Finding Dory attempts to engage with themes of ableism: Dory's short term memory loss, an octopus with a missing tentacle, a shark who is cripplingly nearsighted, another shark who has psychosomatically forgotten how to echo-locate, and so on. There's potential in this underpinning, but the movie swiftly drops these threads. Most of the characters simply decide to get better rather than learn to live with their condition, and Hank the septopus (Ed O'Neill) is ridiculously agile, so we wouldn't even have noticed his disability if he didn't mention it offhandedly. No pun intended. Even in its slightly more cursory engagement with themes of ableism, Finding Nemo treats the topic with far more depth and pathos than anything we see here.

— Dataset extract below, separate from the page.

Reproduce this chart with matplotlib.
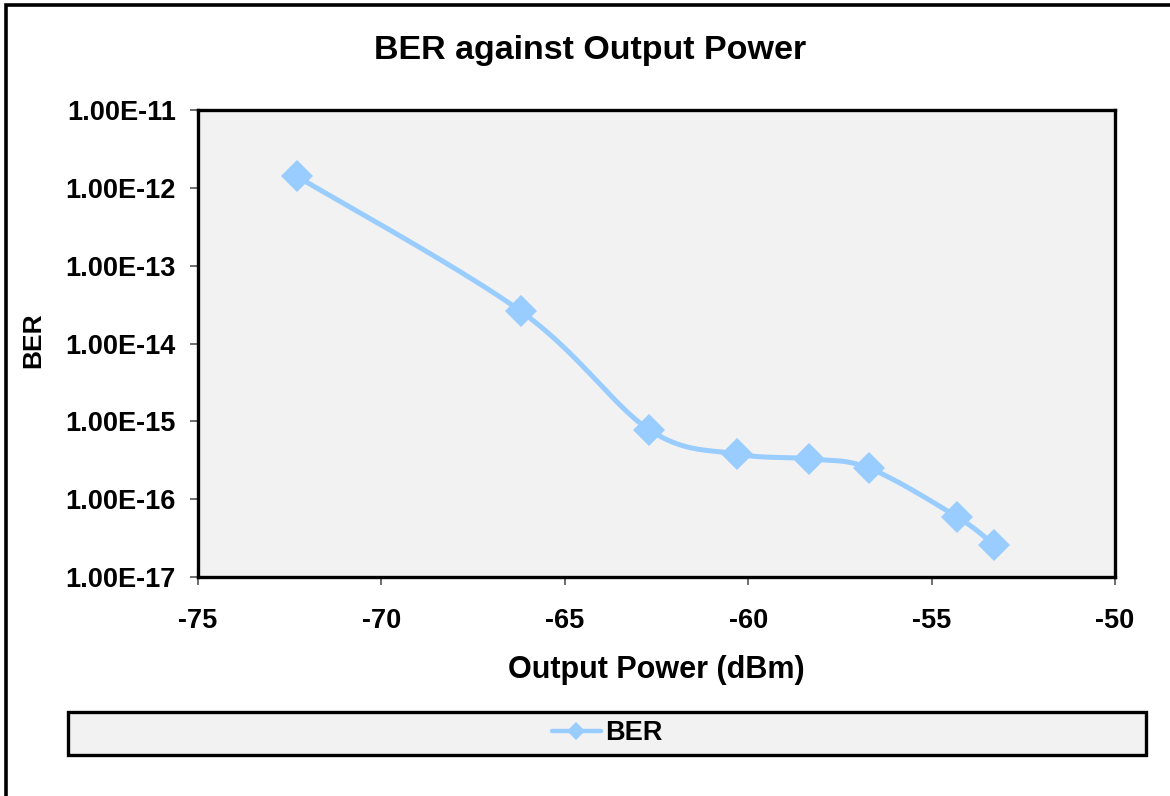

It seems like I'm taking Finding Dory out at the knees, but it's a perfectly alright movie. There's no way I would have been so disappointed had it not been the follow-up to one of the more flawless movies I've ever seen. As it stands, you could spend an acceptable, even entertaining, couple of hours with Finding Dory. But you wouldn't miss much if you didn't.

2.5 / 5  BLOBS



The Short: Piper

Piper is the wordless story of a baby bird learning to deal with the inevitable trauma of life, in this case represented by the frightening rush of the tide coming in. The setting, story, and characters are all utterly straightforward. Every creature has base needs that are immediately apparent. The protagonist has a clear arc told with maximum economy. The short is elegant in its simplicity.

The story is moving, and it is buoyed by some absolutely gorgeous visuals. This world of sea, sand, shells, and pebbles could feel dull, but Pixar makes it wondrous, planting us firmly in the perspective of a baby bird that is new to this strange landscape. Love, fear, and joy shoot through this short like bullets.